Data section |
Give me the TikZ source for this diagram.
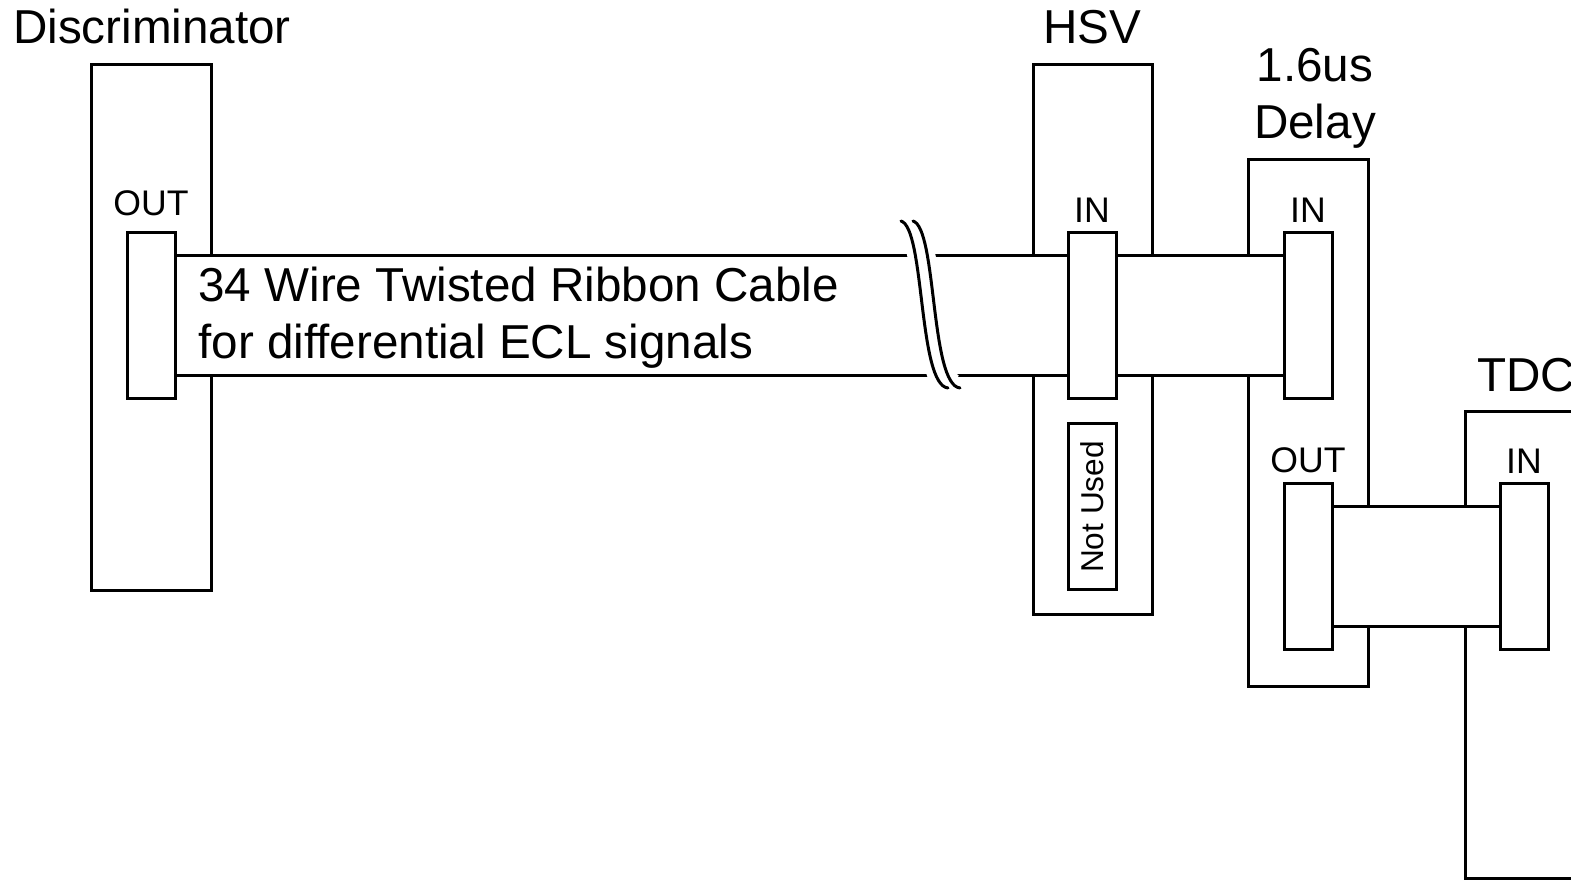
\documentclass[tikz,border=0pt]{standalone}
\usepackage{fontspec}
\setmainfont{Liberation Sans}
\usetikzlibrary{calc,positioning,backgrounds}

\tikzset{
    frame/.style={draw, line width=1.5pt, line join=miter},
    plug/.style={frame, fill=white, minimum width=24pt, minimum height=83pt, inner sep=0pt},
    unused/.style={frame, fill=white, minimum width=83pt, minimum height=24pt, inner sep=0pt, rotate=90, font=\fontsize{15.8}{18}\selectfont},
    title/.style={font=\fontsize{23.8}{28.5}\selectfont, inner sep=0pt},
    port/.style={font=\fontsize{17.8}{21}\selectfont, inner sep=0pt},
}

\begin{document}
\begin{tikzpicture}[x=0.5pt, y=-0.5pt]
    \useasboundingbox (0,0) rectangle (1571,881);
    \clip (0,0) rectangle (1571,881);

    % connectors
    \node[plug] (discout) at (151,316) {};
    \node[plug] (hsvin) at (1092,316) {};
    \node[unused] (hsvfree) at (1092,507) {Not Used};
    \node[plug] (dlyin) at (1308,316) {};
    \node[plug] (dlyout) at (1308,567) {};
    \node[plug] (tdcin) at (1524,567) {};

    % module names
    \node[title, anchor=base] (disctitle) at (152,44) {Discriminator};
    \node[title, anchor=base] (hsvtitle) at (1092,44) {HSV};
    \node[title, anchor=north, align=center] (dlytitle) at (1315,48) {1.6us\\Delay};
    \node[title, anchor=base] (tdctitle) at (1526,392) {TDC};

    % port names
    \node[port, above=7.5pt of discout] (discoutlbl) {OUT};
    \node[port, above=4.5pt of hsvin] (hsvinlbl) {IN};
    \node[port, above=4.5pt of dlyin] (dlyinlbl) {IN};
    \node[port, above=4.5pt of dlyout] (dlyoutlbl) {OUT};
    \node[port, above=4.5pt of tdcin] (tdcinlbl) {IN};

    \node[title, anchor=north west, align=left] (cablelbl) at (198,267) {34 Wire Twisted Ribbon Cable\\for differential ECL signals};

    \begin{pgfonlayer}{background}
        \draw[frame] (91,65) rectangle (211,591);
        \draw[frame] (1033,65) rectangle (1152,615);
        \draw[frame] (1248,160) rectangle (1368,687);
        \draw[frame] (1465,412) rectangle (1640,879);
        \foreach \a/\b in {discout/hsvin, hsvin/dlyin, dlyout/tdcin}
            \fill[white] ($(\a.east)+(0,-60)$) rectangle ($(\b.west)+(0,60)$);
    \end{pgfonlayer}

    % cables
    \foreach \a/\b in {discout/hsvin, hsvin/dlyin, dlyout/tdcin} {
        \draw[frame] ($(\a.east)+(0,-60)$) -- ($(\b.west)+(0,-60)$);
        \draw[frame] ($(\a.east)+(0,60)$) -- ($(\b.west)+(0,60)$);
    }

    % cable break
    \draw[white, line width=14pt] (907,221) .. controls (931,228) and (924,385) .. (954,388);
    \foreach \dx in {0,12}
        \draw[frame, line cap=round] (901+\dx,221) .. controls (925+\dx,228) and (918+\dx,385) .. (948+\dx,388);
\end{tikzpicture}
\end{document}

Exercise prompt |
Copy every line of the data exactly as written, excluding the pictures.

Solution to this exercise |
Give me the TikZ source for this diagram.
\documentclass[tikz,border=0pt]{standalone}
\usepackage{fontspec}
\setmainfont{Liberation Sans}
\usetikzlibrary{calc,positioning,backgrounds}

\tikzset{
    frame/.style={draw, line width=1.5pt, line join=miter},
    plug/.style={frame, fill=white, minimum width=24pt, minimum height=83pt, inner sep=0pt},
    unused/.style={frame, fill=white, minimum width=83pt, minimum height=24pt, inner sep=0pt, rotate=90, font=\fontsize{15.8}{18}\selectfont},
    title/.style={font=\fontsize{23.8}{28.5}\selectfont, inner sep=0pt},
    port/.style={font=\fontsize{17.8}{21}\selectfont, inner sep=0pt},
}

\begin{document}
\begin{tikzpicture}[x=0.5pt, y=-0.5pt]
    \useasboundingbox (0,0) rectangle (1571,881);
    \clip (0,0) rectangle (1571,881);

    % connectors
    \node[plug] (discout) at (151,316) {};
    \node[plug] (hsvin) at (1092,316) {};
    \node[unused] (hsvfree) at (1092,507) {Not Used};
    \node[plug] (dlyin) at (1308,316) {};
    \node[plug] (dlyout) at (1308,567) {};
    \node[plug] (tdcin) at (1524,567) {};

    % module names
    \node[title, anchor=base] (disctitle) at (152,44) {Discriminator};
    \node[title, anchor=base] (hsvtitle) at (1092,44) {HSV};
    \node[title, anchor=north, align=center] (dlytitle) at (1315,48) {1.6us\\Delay};
    \node[title, anchor=base] (tdctitle) at (1526,392) {TDC};

    % port names
    \node[port, above=7.5pt of discout] (discoutlbl) {OUT};
    \node[port, above=4.5pt of hsvin] (hsvinlbl) {IN};
    \node[port, above=4.5pt of dlyin] (dlyinlbl) {IN};
    \node[port, above=4.5pt of dlyout] (dlyoutlbl) {OUT};
    \node[port, above=4.5pt of tdcin] (tdcinlbl) {IN};

    \node[title, anchor=north west, align=left] (cablelbl) at (198,267) {34 Wire Twisted Ribbon Cable\\for differential ECL signals};

    \begin{pgfonlayer}{background}
        \draw[frame] (91,65) rectangle (211,591);
        \draw[frame] (1033,65) rectangle (1152,615);
        \draw[frame] (1248,160) rectangle (1368,687);
        \draw[frame] (1465,412) rectangle (1640,879);
        \foreach \a/\b in {discout/hsvin, hsvin/dlyin, dlyout/tdcin}
            \fill[white] ($(\a.east)+(0,-60)$) rectangle ($(\b.west)+(0,60)$);
    \end{pgfonlayer}

    % cables
    \foreach \a/\b in {discout/hsvin, hsvin/dlyin, dlyout/tdcin} {
        \draw[frame] ($(\a.east)+(0,-60)$) -- ($(\b.west)+(0,-60)$);
        \draw[frame] ($(\a.east)+(0,60)$) -- ($(\b.west)+(0,60)$);
    }

    % cable break
    \draw[white, line width=14pt] (907,221) .. controls (931,228) and (924,385) .. (954,388);
    \foreach \dx in {0,12}
        \draw[frame, line cap=round] (901+\dx,221) .. controls (925+\dx,228) and (918+\dx,385) .. (948+\dx,388);
\end{tikzpicture}
\end{document}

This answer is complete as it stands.